Reflections on life at “De Witte Wand”…

The Power of Language

I’ve remarked before how language can be used to shape and direct our attitudes and feelings. Jim Burroway in Box Turtle Bulletin has a particularly interesting entry on how language is used by anti-gay groups in the US. Well worth reading and thinking about. As Burroway says:
For me, attending the Love Won Out ex-gay conference in Phoenix was very much like being an anthropologist from Mars, as Oliver Saks [sic] once put it. I observed a culture with its own vaguely familiar language and customs. And learning its language was key to understanding the framework and worldview from which Love Won Out operated. But as is true with many cultures, it almost requires a total immersion inside the culture of Love Won Out to pick up on the nuances of those terms and customs. 

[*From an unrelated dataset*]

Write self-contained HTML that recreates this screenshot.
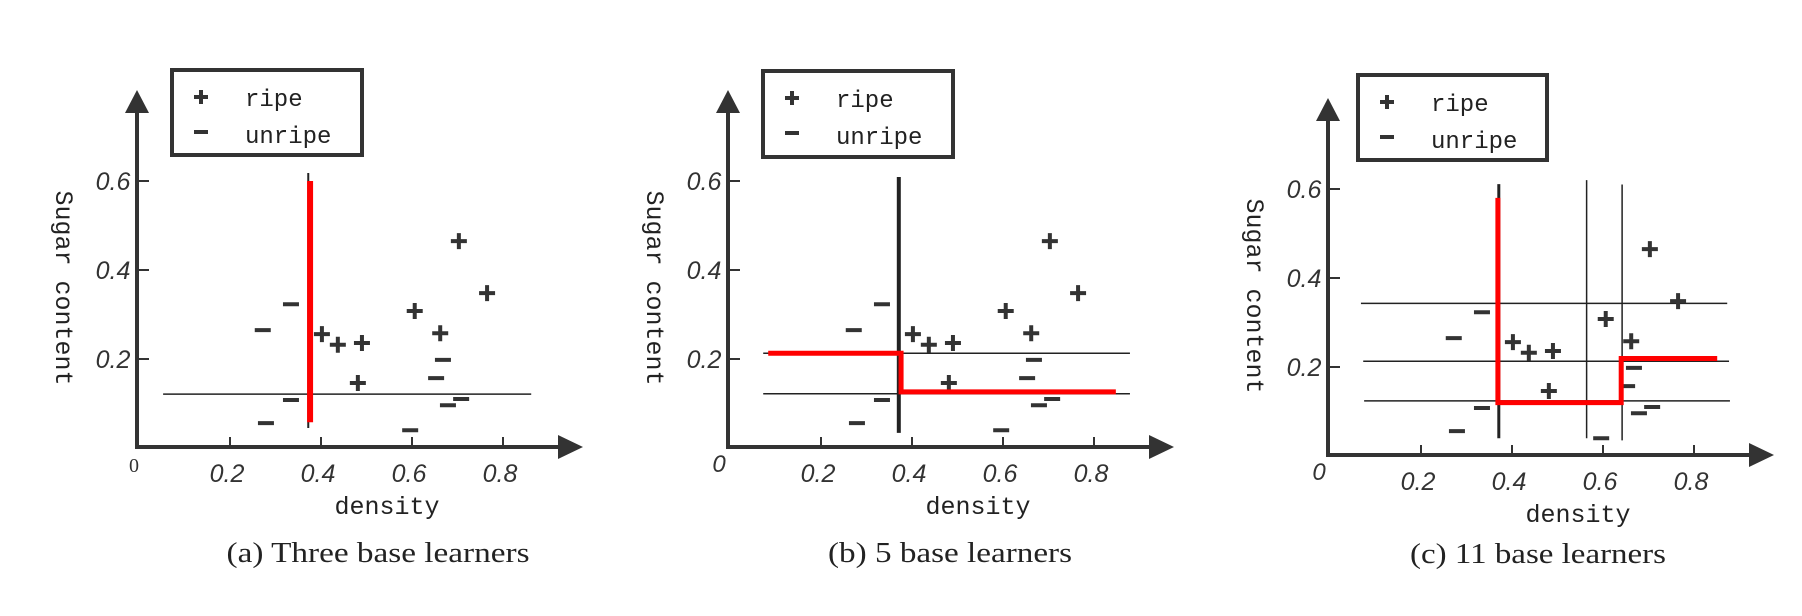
<!DOCTYPE html>
<html><head><meta charset="utf-8"><style>
html,body{margin:0;padding:0;background:#fff;}
svg{display:block;}
</style></head><body>
<svg id="fig" width="1802" height="616" viewBox="0 0 1802 616" xmlns="http://www.w3.org/2000/svg"></svg>
<script>
// data (density, sugar content)
const ripeX = [0.703,0.765,0.606,0.662,0.402,0.437,0.490,0.481];
const ripeY = [0.465,0.348,0.308,0.258,0.256,0.232,0.236,0.146];
const unripeX = [0.272,0.334,0.334,0.279,0.596,0.668,0.653,0.679,0.708];
const unripeY = [0.265,0.323,0.108,0.056,0.040,0.198,0.157,0.096,0.110];
const xTicks = [0.2,0.4,0.6,0.8];
const yTicks = [0.2,0.4,0.6];
const tickLabels = ["0.2","0.4","0.6","0.8"];
const yTickLabels = ["0.2","0.4","0.6"];
// panel a boundaries
const aHLines = [[0.121,0.053,0.862]];
const aVLines = [[0.372,0.045,0.618,2]];
const aRedX = [0.376,0.376];
const aRedY = [0.600,0.058];
// panel b boundaries
const bHLines = [[0.213,0.073,0.879],[0.122,0.073,0.879]];
const bVLines = [[0.371,0.034,0.609,4]];
const bRedX = [0.084,0.376,0.376,0.848];
const bRedY = [0.213,0.213,0.126,0.126];
// panel c boundaries
const cHLines = [[0.343,0.068,0.873],[0.213,0.073,0.877],[0.124,0.075,0.879]];
const cVLines = [[0.371,0.040,0.611,3],[0.564,0.040,0.620,1.5],[0.642,0.035,0.610,1.5]];
const cRedX = [0.369,0.369,0.640,0.640,0.851];
const cRedY = [0.580,0.120,0.120,0.219,0.219];
const captions = ["(a) Three base learners","(b) 5 base learners","(c) 11 base learners"];

const NS="http://www.w3.org/2000/svg";
const svg=document.getElementById('fig');
const sx=v=>139+v*455;
const sy=v=>448-v*445;
function mk(tag,attrs,parent){const e=document.createElementNS(NS,tag);for(const k in attrs)e.setAttribute(k,attrs[k]);parent.appendChild(e);return e;}
const C="#333";
const panels=[
 {tx:0,ty:0,h:aHLines,v:aVLines,rx:aRedX,ry:aRedY,leg:[172,70,190,85],cap:[378,562,303],zeroSerif:true},
 {tx:591,ty:0,h:bHLines,v:bVLines,rx:bRedX,ry:bRedY,leg:[172,71,190,86],cap:[359,562,244],zeroSerif:false},
 {tx:1191,ty:8,h:cHLines,v:cVLines,rx:cRedX,ry:cRedY,leg:[167,67,189,85],cap:[347,555,256],zeroSerif:false}
];
panels.forEach((p,i)=>{
 const g=mk('g',{transform:`translate(${p.tx},${p.ty})`},svg);
 
 
 const xa=mk('line',{x1:137,y1:447,x2:560,y2:447,stroke:C,'stroke-width':4},g);
 
 
 const xh=mk('polygon',{points:'558,435 583,447 558,459',fill:C},g);
 
 
 const ya=mk('line',{x1:137,y1:449,x2:137,y2:110,stroke:C,'stroke-width':4},g);
 
 
 const yh=mk('polygon',{points:'125,113 137,90 149,113',fill:C},g);
 
 
 xTicks.forEach((t,j)=>{
  const tk=mk('line',{x1:sx(t),y1:447,x2:sx(t),y2:437,stroke:C,'stroke-width':2},g);
  
  
  const tl=mk('text',{x:sx(t)-3,y:482,'font-family':'Liberation Sans, sans-serif','font-style':'italic','font-size':25,fill:C,'text-anchor':'middle'},g);
  tl.textContent=tickLabels[j];
  
  
 });
 yTicks.forEach((t,j)=>{
  const tk=mk('line',{x1:137,y1:sy(t),x2:149,y2:sy(t),stroke:C,'stroke-width':2},g);
  
  
  const tl=mk('text',{x:113,y:sy(t)+9,'font-family':'Liberation Sans, sans-serif','font-style':'italic','font-size':25,fill:C,'text-anchor':'middle'},g);
  tl.textContent=yTickLabels[j];
  
  
 });
 const z=mk('text',{x:p.zeroSerif?134:128,y:472,'font-family':p.zeroSerif?'Liberation Serif, serif':'Liberation Sans, sans-serif','font-style':p.zeroSerif?'normal':'italic','font-size':p.zeroSerif?20:24,fill:C,'text-anchor':'middle'},g);
 z.textContent='0';
 
 
 const xl=mk('text',{x:387,y:514,'font-family':'Liberation Mono, monospace','font-size':25,fill:'#222','text-anchor':'middle'},g);
 xl.textContent='density';
 
 
 const yl=mk('text',{x:0,y:0,transform:'translate(56,288) rotate(90)','font-family':'Liberation Mono, monospace','font-size':25,fill:'#222','text-anchor':'middle'},g);
 yl.textContent='Sugar content';
 
 
 p.h.forEach(h=>{
  const l=mk('line',{x1:sx(h[1]),y1:sy(h[0]),x2:sx(h[2]),y2:sy(h[0]),stroke:'#222','stroke-width':1.5},g);
  
  
 });
 p.v.forEach(v=>{
  const l=mk('line',{x1:sx(v[0]),y1:sy(v[1]),x2:sx(v[0]),y2:sy(v[2]),stroke:'#222','stroke-width':v[3]},g);
  
  
 });
 ripeX.forEach((x,j)=>{
  const cx=sx(x),cy=sy(ripeY[j]);
  const m=mk('path',{d:`M${cx-8},${cy}H${cx+8}M${cx},${cy-8}V${cy+8}`,stroke:C,'stroke-width':4},g);
  
  
 });
 unripeX.forEach((x,j)=>{
  const cx=sx(x),cy=sy(unripeY[j]);
  const m=mk('path',{d:`M${cx-8},${cy}H${cx+8}`,stroke:C,'stroke-width':4},g);
  
  
 });
 const pts=p.rx.map((x,j)=>sx(x)+','+sy(p.ry[j])).join(' ');
 const r=mk('polyline',{points:pts,fill:'none',stroke:'#f00','stroke-width':i==0?6:5},g);
 
 
 const [lx,ly,lw,lh]=p.leg;
 const lg=mk('g',{},g);
 
 
 mk('rect',{x:lx,y:ly,width:lw,height:lh,fill:'#fff',stroke:C,'stroke-width':4},lg);
 const lp=mk('path',{d:`M${lx+22},${ly+27}H${lx+36}M${lx+29},${ly+20}V${ly+34}`,stroke:C,'stroke-width':4},lg);
 
 
 const lm=mk('path',{d:`M${lx+22},${ly+62}H${lx+36}`,stroke:C,'stroke-width':4},lg);
 
 
 const t1=mk('text',{x:lx+73,y:ly+36,'font-family':'Liberation Mono, monospace','font-size':24,fill:'#222'},lg);
 t1.textContent='ripe';
 
 
 const t2=mk('text',{x:lx+73,y:ly+73,'font-family':'Liberation Mono, monospace','font-size':24,fill:'#222'},lg);
 t2.textContent='unripe';
 
 
 const cp=mk('text',{x:p.cap[0],y:p.cap[1],'font-family':'Liberation Serif, serif','font-size':29,fill:'#222','text-anchor':'middle',textLength:p.cap[2],lengthAdjust:'spacingAndGlyphs'},g);
 cp.textContent=captions[i];
 
 
});
</script>
</body></html>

I tend to feel like that Sacksian anthropologist (actually ‘on’ Mars, rather than ‘from’ Mars, as Burroway writes) when I look at much of what emanates from the US, and doubtless the feeling is mutual. The contrast with things that are taken for granted here in The Netherlands is sometimes startling. Yesterday, for example, the Dutch "queen of the afternoon chat-shows", Catherine Keyl, had as her main guests Albert Verlinde and Onno Hoes, a same-sex couple who have been married for five years. Verlinde works in television and produces musicals, while Hoes is a politician; a member of the Executive for the province of Noord-Brabant. While the focus of the interview was on how do this couple juggle their busy professional careers to have enough time together, the underlying language and feeling of the interview was how "gewoon" (commonplace, ordinary) their situation was.
 
The interview served to point up that their experience was part of family life, whereas in Burroway’s example of the Love Won Out conference, the language used serves to drive a wedge between a person and their sexuality:
Their language is specially designed to treat people and their sexuality as if they were two completely separate entities, as if sexuality were a separate thing outside of the person. As Melissa Fryrear put it in a breakout session, they constantly work to “separate the ‘who’ from the ‘do’,” or, as others have put it more crudely in Mike Haley’s example, “the sinner” from “the sin”.